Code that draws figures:
━━━━━━━━━━
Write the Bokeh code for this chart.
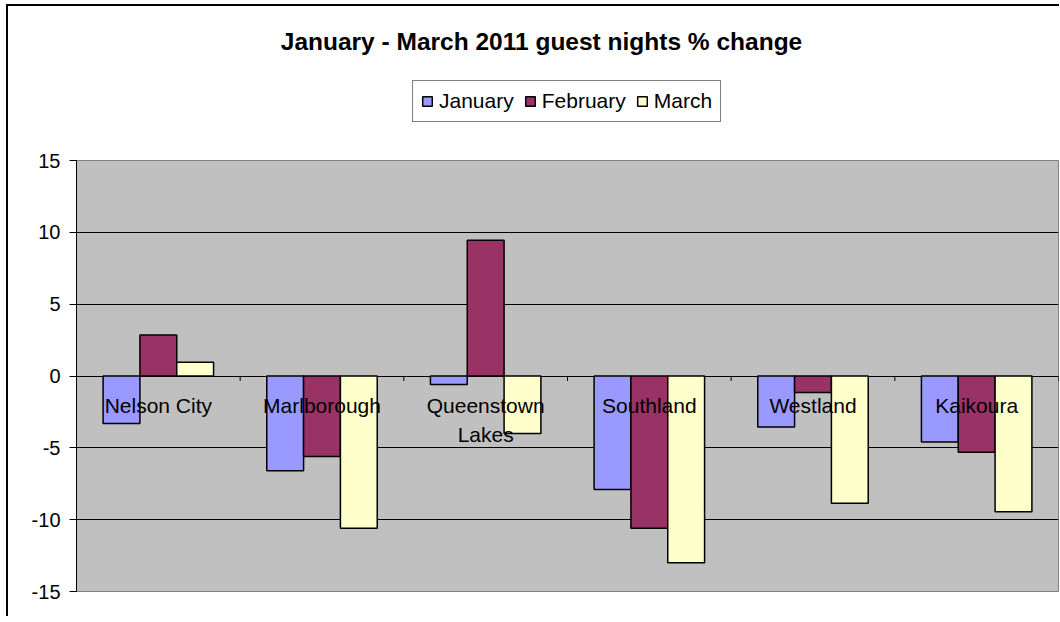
import math
from bokeh.plotting import figure
from bokeh.layouts import column
from bokeh.models import (ColumnDataSource, FactorRange, Range1d, FixedTicker,
                          Legend, LegendItem, Label, PrintfTickFormatter)
from bokeh.transform import dodge
from bokeh.core.properties import value
from bokeh.embed import file_html
from bokeh.resources import INLINE

# ---- data ----
regions = ["Nelson City", "Marlborough", "Queenstown Lakes", "Southland", "Westland", "Kaikoura"]
region_labels = ["Nelson City", "Marlborough", "Queenstown\nLakes", "Southland", "Westland", "Kaikoura"]
january = [-3.3, -6.6, -0.6, -7.9, -3.55, -4.6]
february = [2.85, -5.6, 9.45, -10.6, -1.15, -5.3]
march = [0.95, -10.6, -4.0, -13.0, -8.85, -9.45]
months = ["January", "February", "March"]
y_ticks = [-15, -10, -5, 0, 5, 10, 15]
title_text = "January - March 2011 guest nights % change"

# ---- styles ----
colors = ["#9999FF", "#993366", "#FFFFCC"]
FONT = "Liberation Sans"
bar_w = 0.225
offsets = [-bar_w, 0, bar_w]

src = ColumnDataSource(dict(region=regions, label=region_labels,
                            January=january, February=february, March=march))

# ---------- main chart ----------
p = figure(x_range=FactorRange(factors=regions, range_padding=0),
           y_range=Range1d(y_ticks[0], y_ticks[-1]),
           width=1051, height=480,
           output_backend="svg", toolbar_location=None,
           x_axis_location=None,
           min_border_left=68, min_border_right=1,
           min_border_top=24, min_border_bottom=25,
           background_fill_color="#C0C0C0", border_fill_color="white",
           outline_line_color="#808080", outline_line_width=1)

for m, off, col in zip(months, offsets, colors):
    p.vbar(x=dodge("region", off, range=p.x_range), top=m, bottom=0,
           width=bar_w, source=src, fill_color=col,
           line_color="black", line_width=1.5)

# category ticks between groups on the zero line
p.ray(x=dodge("region", 0.5, range=p.x_range), y=0, length=5,
      length_units="screen", angle=-math.pi / 2, source=src,
      line_color="black", line_width=1)

# category labels at the zero line
p.text(x="region", y=0, text="label", source=src,
       text_align="center", text_baseline="top", y_offset=18,
       text_font=value(FONT), text_font_size="21px", text_color="black",
       text_line_height=1.25)

# y axis
ya = p.yaxis[0]
ya.ticker = FixedTicker(ticks=y_ticks)
ya.formatter = PrintfTickFormatter(format="%d")
ya.major_label_text_font = FONT
ya.major_label_text_font_size = "20px"
ya.major_label_text_color = "black"
ya.major_tick_out = 7
ya.major_tick_in = 0
ya.minor_tick_line_color = None
ya.axis_line_color = "black"
ya.major_tick_line_color = "black"
ya.major_label_standoff = 9

p.ygrid.ticker = FixedTicker(ticks=[t for t in y_ticks if y_ticks[0] < t < y_ticks[-1]])
p.ygrid.grid_line_color = "black"
p.ygrid.grid_line_width = 1
p.xgrid.visible = False

# ---------- header (title + legend); its frame is aligned with the chart's ----------
head = figure(width=1051, height=130, x_range=p.x_range, y_range=Range1d(100, 101),
              output_backend="svg", toolbar_location=None,
              x_axis_location=None, y_axis_location=None, min_border=0,
              background_fill_color="white", border_fill_color="white",
              outline_line_color=None)
head.xgrid.visible = False
head.ygrid.visible = False

title = Label(x=465, y=95, x_units="screen", y_units="screen", text=title_text,
              text_align="center", text_baseline="alphabetic",
              text_font=FONT, text_font_style="bold", text_font_size="24.5px",
              text_color="black")
head.add_layout(title)

# the same series, not drawn in the header, provide the legend swatches
swatches = []
for m, off, col in zip(months, offsets, colors):
    swatches.append(head.vbar(x=dodge("region", off, range=head.x_range), top=m, bottom=0,
                              width=bar_w, source=src, fill_color=col,
                              line_color="black", line_width=1.5, visible=False))

legend = Legend(items=[LegendItem(label=m, renderers=[r]) for m, r in zip(months, swatches)],
                orientation="horizontal", location=(336, 14), margin=0,
                label_text_font=FONT, label_text_font_size="21px",
                label_text_color="black",
                glyph_width=12, glyph_height=12, label_standoff=6,
                spacing=10, padding=8,
                inactive_fill_alpha=0,
                border_line_color="black", border_line_width=1,
                background_fill_color="white", background_fill_alpha=1)
head.add_layout(legend, "center")

layout = column(head, p, spacing=0)
layout.styles = {"border-left": "2px solid black", "border-top": "2px solid black",
                 "margin-left": "6px", "margin-top": "4px"}

open("out.html", "w").write(file_html(layout, INLINE))
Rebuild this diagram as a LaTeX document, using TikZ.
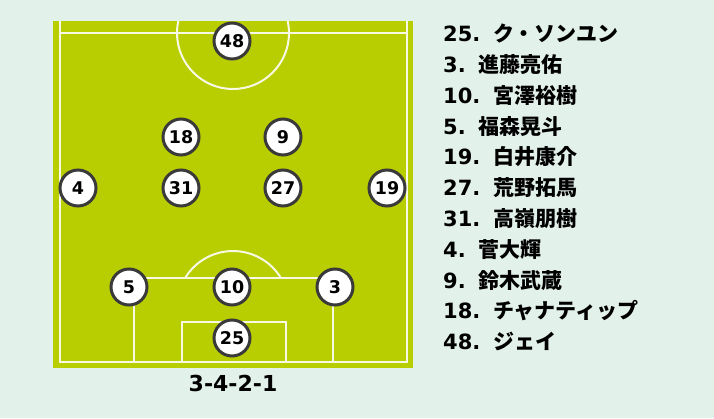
\documentclass[tikz,border=0pt]{standalone}
\usepackage{fontspec}
\setmainfont{DejaVu Sans}
\newfontfamily\jp{Noto Sans CJK JP}
\usepackage{tikz}

\definecolor{bgmint}{HTML}{E2F1EA}
\definecolor{turf}{HTML}{B9CE00}
\definecolor{chalk}{HTML}{F7F9E4}
\definecolor{rim}{HTML}{3A3A3A}

\newcommand\rosterline[2]{#1. \hspace{3pt}{\jp #2}}

\tikzset{
  player/.style={circle, draw=rim, fill=white, line width=3pt, minimum size=36pt,
    inner sep=0pt, font=\fontsize{17.5}{17.5}\selectfont\bfseries},
  roster/.style={anchor=base west, inner sep=0pt, font=\fontsize{21}{21}\selectfont\bfseries},
  mark line/.style={draw=chalk, line width=2pt}
}

\begin{document}
\begin{tikzpicture}[x=1pt, y=-1pt]
  \useasboundingbox[fill=bgmint] (0,0) rectangle (714,418);
  % pitch
  \fill[turf] (53,21) rectangle (413,368);
  \begin{scope}
    \clip (53,21) rectangle (413,368);
    \draw[mark line] (60,10) -- (60,362) -- (407,362) -- (407,10);
    \draw[mark line] (60,33) -- (407,33);
    \draw[mark line] (233,33) circle[radius=56];
    \draw[mark line] (134,362) -- (134,278) -- (333,278) -- (333,362);
    \draw[mark line] (182,362) -- (182,322) -- (286,322) -- (286,362);
    \draw[mark line] (233,307) ++(211.2:56) arc[start angle=211.2, end angle=328.8, radius=56];
  \end{scope}

  % players
  \node[player] (p48) at (232,41) {48};
  \node[player] (p18) at (181,137) {18};
  \node[player] (p9) at (283,137) {9};
  \node[player] (p4) at (78,188) {4};
  \node[player] (p31) at (181,188) {31};
  \node[player] (p27) at (283,188) {27};
  \node[player] (p19) at (387,188) {19};
  \node[player] (p5) at (129,287) {5};
  \node[player] (p10) at (232,287) {10};
  \node[player] (p3) at (335,287) {3};
  \node[player] (p25) at (232,338) {25};

  \node[font=\fontsize{22}{22}\selectfont\bfseries] (shape) at (233,383) {3-4-2-1};

  % names
  \node[roster] (n25) at (443,41.7) {\rosterline{25}{ク・ソンユン}};
  \node[roster] (n3) at (443,72.5) {\rosterline{3}{進藤亮佑}};
  \node[roster] (n10) at (443,103.3) {\rosterline{10}{宮澤裕樹}};
  \node[roster] (n5) at (443,134.1) {\rosterline{5}{福森晃斗}};
  \node[roster] (n19) at (443,164.9) {\rosterline{19}{白井康介}};
  \node[roster] (n27) at (443,195.7) {\rosterline{27}{荒野拓馬}};
  \node[roster] (n31) at (443,226.5) {\rosterline{31}{高嶺朋樹}};
  \node[roster] (n4) at (443,257.3) {\rosterline{4}{菅大輝}};
  \node[roster] (n9) at (443,288.1) {\rosterline{9}{鈴木武蔵}};
  \node[roster] (n18) at (443,318.9) {\rosterline{18}{チャナティップ}};
  \node[roster] (n48) at (443,349.7) {\rosterline{48}{ジェイ}};
\end{tikzpicture}
\end{document}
━━━━━━━━━━
■ **Problem to work on**: Above are the records; repeat their lines from the first through the line containing "from bokeh.resources import INLINE", and leave out each picture.

■ **Answer to the task**:
Write the Bokeh code for this chart.
import math
from bokeh.plotting import figure
from bokeh.layouts import column
from bokeh.models import (ColumnDataSource, FactorRange, Range1d, FixedTicker,
                          Legend, LegendItem, Label, PrintfTickFormatter)
from bokeh.transform import dodge
from bokeh.core.properties import value
from bokeh.embed import file_html
from bokeh.resources import INLINE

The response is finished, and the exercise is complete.